Be cautious. Many sites add hreflang tags but forget to make them bidirectional. If Page A references Page B, Page B must also reference Page A. Use validation tools to check your setup before relying on it.
Fixing Redirect Chains Before They Pile Up
Redirects are fine. Redirect chains are not. When a browser or crawler has to jump through multiple URLs to reach a final destination, everything slows down. Authority gets diluted. Load time increases. And Google may eventually stop following the chain altogether.
Here’s how to prevent redirect bloat:
- Keep your redirects to a single hop
- Update old internal links to point directly to the final URL
- Avoid stacking redirects across redesigns or platform changes
Redirects should feel like a clean handoff. If they start feeling like a maze, it’s time to clean them up.

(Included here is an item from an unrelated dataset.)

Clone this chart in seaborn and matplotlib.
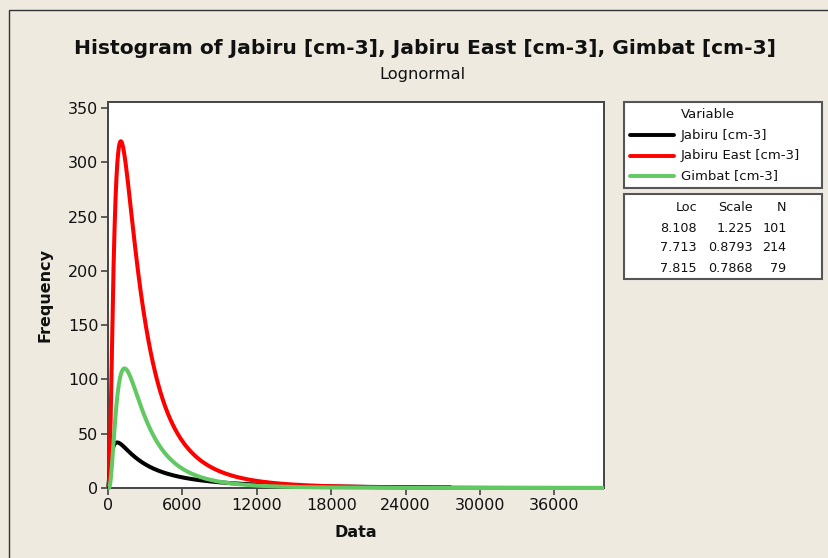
import numpy as np
import pandas as pd
import seaborn as sns
import matplotlib
matplotlib.use("Agg")
import matplotlib.pyplot as plt
from matplotlib.patches import Rectangle
from matplotlib.lines import Line2D

# ---- data (fitted lognormal parameters as shown in the chart) ----
variables = ["Jabiru [cm-3]", "Jabiru East [cm-3]", "Gimbat [cm-3]"]
loc = [8.108, 7.713, 7.815]
scale = [1.225, 0.8793, 0.7868]
n_obs = [101, 214, 79]
bin_width = [2000, 5000, 5000]
x_end = [27700, 40000, 40000]
colors = ["#000000", "#FF0000", "#62C962"]
x_ticks = [0, 6000, 12000, 18000, 24000, 30000, 36000]
y_ticks = [0, 50, 100, 150, 200, 250, 300, 350]

title = "Histogram of Jabiru [cm-3], Jabiru East [cm-3], Gimbat [cm-3]"
subtitle = "Lognormal"

rows = []
for v, mu, s, n, bw, xe in zip(variables, loc, scale, n_obs, bin_width, x_end):
    xs = np.unique(np.concatenate([np.linspace(1, 6000, 600), np.linspace(6000, xe, 800)]))
    pdf = np.exp(-(np.log(xs) - mu) ** 2 / (2 * s ** 2)) / (xs * s * np.sqrt(2 * np.pi))
    for xv, yv in zip(xs, pdf * n * bw):
        rows.append((v, xv, yv))
df = pd.DataFrame(rows, columns=["Variable", "Data", "Frequency"])

BG = "#EEEAE0"
sns.set_theme(style="white")
plt.rcParams["font.family"] = ["DejaVu Sans"]

W, H = 829, 558
fig = plt.figure(figsize=(W / 100, H / 100), dpi=100, facecolor=BG)

def fx(px):
    return px / W

def fy(py):
    return 1 - py / H

ax = fig.add_axes([fx(108), fy(488), fx(604) - fx(108), fy(101.5) - fy(488)])
ax.set_facecolor("white")

sns.lineplot(data=df, x="Data", y="Frequency", hue="Variable", hue_order=variables,
             palette=colors, linewidth=2.9, legend=False, ax=ax, sort=False,
             estimator=None)
for ln in ax.lines:
    ln.set_zorder(3)
    ln.set_clip_on(False)
    ln.set_solid_capstyle("butt")

ax.set_xlim(0, 40000)
ax.set_ylim(0, 356)
ax.set_xticks(x_ticks)
ax.set_yticks(y_ticks)
ax.set_xticklabels([str(t) for t in x_ticks])
ax.set_yticklabels([str(t) for t in y_ticks])
ax.tick_params(axis="both", direction="out", length=5, width=1.2, color="#444444",
               labelsize=11.5, labelcolor="#111111", pad=2, bottom=True, left=True)
for sp in ax.spines.values():
    sp.set_color("#444444")
    sp.set_linewidth(1.4)
ax.set_xlabel("Data", fontsize=11.5, fontweight="bold", color="#111111", labelpad=9)
ax.set_ylabel("Frequency", fontsize=11.5, fontweight="bold", color="#111111", labelpad=11)

# titles
fig.text(fx(425), fy(48), title, ha="center", va="center", fontsize=14.6,
         fontweight="bold", color="#111111")
fig.text(fx(422), fy(75), subtitle, ha="center", va="center", fontsize=11.7,
         color="#111111")

# figure frame line
fig.patches.append(Rectangle((fx(9), fy(600)), fx(900), fy(10) - fy(600),
                             transform=fig.transFigure, fill=False,
                             edgecolor="#333333", linewidth=1.0))

# legend box
fig.patches.append(Rectangle((fx(623.5), fy(188.3)), fx(822.3) - fx(623.5),
                             fy(101.7) - fy(188.3), transform=fig.transFigure,
                             facecolor="white", edgecolor="#555555", linewidth=1.5))
fig.text(fx(681), fy(114), "Variable", ha="left", va="center", fontsize=9.5, color="#111111")
for i, (v, c) in enumerate(zip(variables, colors)):
    yy = fy(135 + 20.5 * i)
    fig.lines.append(Line2D([fx(630), fx(674)], [yy, yy], transform=fig.transFigure,
                            color=c, linewidth=2.8))
    fig.text(fx(681), yy, v, ha="left", va="center", fontsize=9.5, color="#111111")

# stats table box
fig.patches.append(Rectangle((fx(623.5), fy(279.3)), fx(822.3) - fx(623.5),
                             fy(194) - fy(279.3), transform=fig.transFigure,
                             facecolor="white", edgecolor="#555555", linewidth=1.5))
fig.text(fx(697), fy(207.5), "Loc", ha="right", va="center", fontsize=9.2, color="#111111")
fig.text(fx(753), fy(207.5), "Scale", ha="right", va="center", fontsize=9.2, color="#111111")
fig.text(fx(786.5), fy(207.5), "N", ha="right", va="center", fontsize=9.2, color="#111111")
row_y = [228, 247.5, 268]
for yy, l, s, n in zip(row_y, loc, scale, n_obs):
    fig.text(fx(697), fy(yy), f"{l:.3f}", ha="right", va="center", fontsize=9.2, color="#111111")
    fig.text(fx(753), fy(yy), f"{s:g}", ha="right", va="center", fontsize=9.2, color="#111111")
    fig.text(fx(786.5), fy(yy), f"{n}", ha="right", va="center", fontsize=9.2, color="#111111")

fig.savefig("out.png", dpi=100, facecolor=BG)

Handling URL Parameters Before They Create Chaos
URL parameters like ?ref=, &color=blue, or &sort=price can be useful for users. But for crawlers, they often mean duplication, crawl waste, and analytics chaos.
Uncontrolled, these variations can generate thousands of unnecessary pages. And unless managed, Google may treat them as separate URLs with overlapping content.
Best practices include:
- Adding canonical tags to parameter-based pages that point to the clean version
- Using noindex if the filtered or sorted version shouldn’t appear in search results
- Managing parameters via Google Search Console if they’re generating crawl issues
- Keeping marketing UTMs out of indexable URLs whenever possible
URL parameters aren’t bad, but they need supervision.

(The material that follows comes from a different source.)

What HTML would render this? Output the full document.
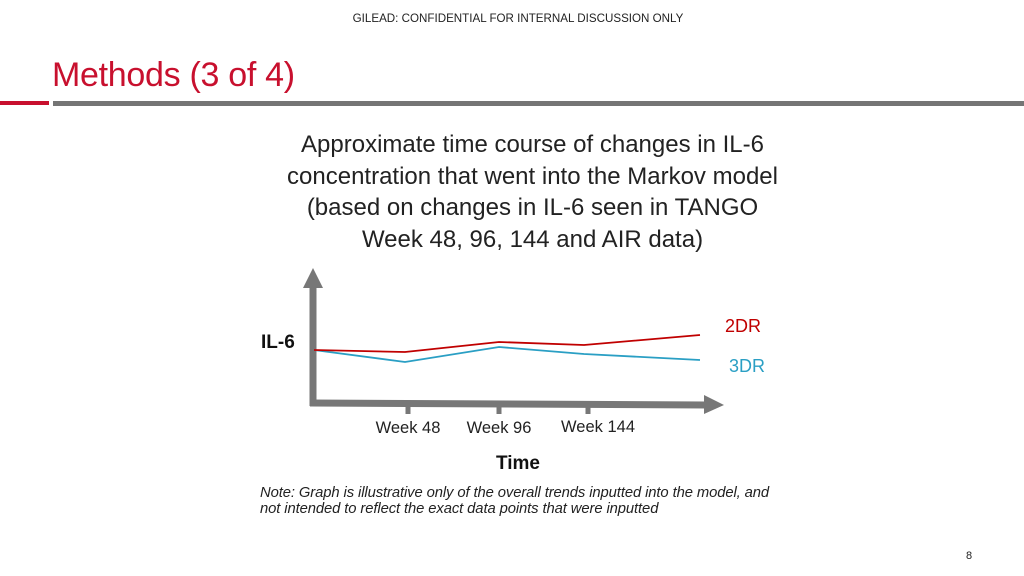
<!DOCTYPE html>
<html><head><meta charset="utf-8"><style>
body{margin:0;width:1024px;height:576px;background:#fff;font-family:"Liberation Sans",sans-serif;position:relative;overflow:hidden}
.a{position:absolute;white-space:nowrap}
</style></head><body>
<div class="a" style="left:0;width:1036px;text-align:center;top:12px;font-size:11.6px;color:#222">GILEAD:  CONFIDENTIAL FOR INTERNAL DISCUSSION ONLY</div>
<div class="a" style="left:52px;top:56px;font-size:34px;color:#c8102e;letter-spacing:-0.3px">Methods (3 of 4)</div>
<div class="a" style="left:0;top:101px;width:49px;height:4px;background:#c8102e"></div>
<div class="a" style="left:53px;top:101px;width:971px;height:5px;background:#757575"></div>
<div class="a" style="left:230px;width:605px;top:129px;text-align:center;font-size:24px;line-height:31.5px;color:#222">Approximate time course of changes in IL-6<br>concentration that went into the Markov model<br>(based on changes in IL-6 seen in TANGO<br>Week 48, 96, 144 and AIR data)</div>
<svg class="a" style="left:0;top:0" width="1024" height="576" id="ch"></svg>
<div class="a" style="left:260px;top:485px;font-size:14.8px;font-style:italic;color:#222;line-height:16px;letter-spacing:-0.1px">Note: Graph is illustrative only of the overall trends inputted into the model, and<br>not intended to reflect the exact data points that were inputted</div>
<div class="a" style="left:966px;top:550px;font-size:11px;color:#222">8</div>
<script>
const xPos=["Start","Week 48","Week 96","Week 144","End"];
const red2DR=[5.3,5.1,6.1,5.8,6.8];
const blue3DR=[5.3,4.1,5.6,4.9,4.3];
const tickLabels=["Week 48","Week 96","Week 144"];
const svg=document.getElementById('ch');const NS='http://www.w3.org/2000/svg';
const xs=[314,405,499,584,700];
function X(i){return xs[i];}
function Y(v){return 403-v*10;}
function el(t,a,name){const e=document.createElementNS(NS,t);for(const k in a)e.setAttribute(k,a[k]);


svg.appendChild(e);return e;}
el('line',{x1:313,y1:285,x2:313,y2:406,stroke:'#777','stroke-width':7},'y-axis');
el('polygon',{points:'303,288 313,268 323,288',fill:'#777'},'y-axis-arrow');
el('line',{x1:310,y1:403,x2:706,y2:405,stroke:'#777','stroke-width':7},'x-axis');
el('polygon',{points:'704,395 724,405 704,414',fill:'#777'},'x-axis-arrow');
const tx=[408,499,598];
tickLabels.forEach((t,i)=>{el('line',{x1:[408,499,588][i],y1:404,x2:[408,499,588][i],y2:414,stroke:'#777','stroke-width':5},'x-tick');
const tt=el('text',{x:tx[i],y:i==2?432:433,'text-anchor':'middle','font-size':16.5,fill:'#222','font-family':'Liberation Sans'},'x-tick-label');tt.textContent=t;});
function line(d,c,n){el('polyline',{points:d.map((v,i)=>X(i)+','+Y(v)).join(' '),fill:'none',stroke:c,'stroke-width':1.8},n);}
line(blue3DR,'#2a9fc4','series-3dr');
line(red2DR,'#c00000','series-2dr');
let t=el('text',{x:725,y:332,'font-size':18,fill:'#c00000','font-family':'Liberation Sans'},'legend-2dr');t.textContent='2DR';
t=el('text',{x:729,y:372,'font-size':18,fill:'#2a9fc4','font-family':'Liberation Sans'},'legend-3dr');t.textContent='3DR';
t=el('text',{x:261,y:348,'font-size':19,'font-weight':'bold',fill:'#111','font-family':'Liberation Sans'},'y-axis-title');t.textContent='IL-6';
t=el('text',{x:518,y:469,'text-anchor':'middle','font-size':19,'font-weight':'bold',fill:'#111','font-family':'Liberation Sans'},'x-axis-title');t.textContent='Time';
</script>
</body></html>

Making Infinite Scroll Crawlable
Infinite scroll feels smooth for users, but it’s a dead-end for bots if implemented poorly. If content only appears as the user scrolls -and that content isn’t available through crawlable URLs- Google won’t see it.
To fix this:
- Create paginated fallback URLs (like /blog?page=2) behind the scenes
- Link to these fallback pages in your HTML, even if hidden from view
- Load additional content in a way that still renders to bots (avoid JS-only injection without SSR)
Better yet, use both infinite scroll and pagination together. You get smooth UX and strong crawlability.

Writing Smarter Sitemaps
Your sitemap isn’t just a list of URLs. It’s a curated invitation to Google, saying, “Here’s what matters on my site.”
Make it count by:
- Including only indexable, high-value URLs
- Updating it automatically when content is added or removed
- Using separate sitemaps for blogs, products, images, or videos if your site is large
- Ensuring lastmod reflects real changes to each page
Monitor how many sitemap URLs are actually indexed via Google Search Console. If the gap is large, something’s broken.
Taking Structured Data to the Next Level
Schema markup helps Google understand what your content means—not just what it says. Most sites stop at the basics, but there’s much more potential if you go deeper.
Advanced use cases include:
- FAQ and How-To schema to enhance blog posts and product guides
- Breadcrumb schema for improved navigation visibility in SERPs
- Organization schema for homepages and About pages
- Product review schema for category-level trust signals

These don’t guarantee ranking boosts, but they increase your search visibility and click-through rates. Tools like Schema.org, Google’s Rich Results Test, or plugins like RankMath can help implement them with little to no code.
Using Log Files to See How Googlebot Behaves
Log files are like security footage for your server. They show exactly what Googlebot crawled, when it crawled it, and how often.
This data can help you:
- Spot valuable pages that aren’t being crawled at all
- Identify overcrawled junk URLs
- Detect crawl spikes that match errors or outages
- Refine your robots.txt and sitemap priorities based on real bot behavior
You’ll need access to your raw server logs and a bit of help from devs or log analysis tools. But if you want to know how Googlebot really interacts with your site, this is the deepest insight you’ll get.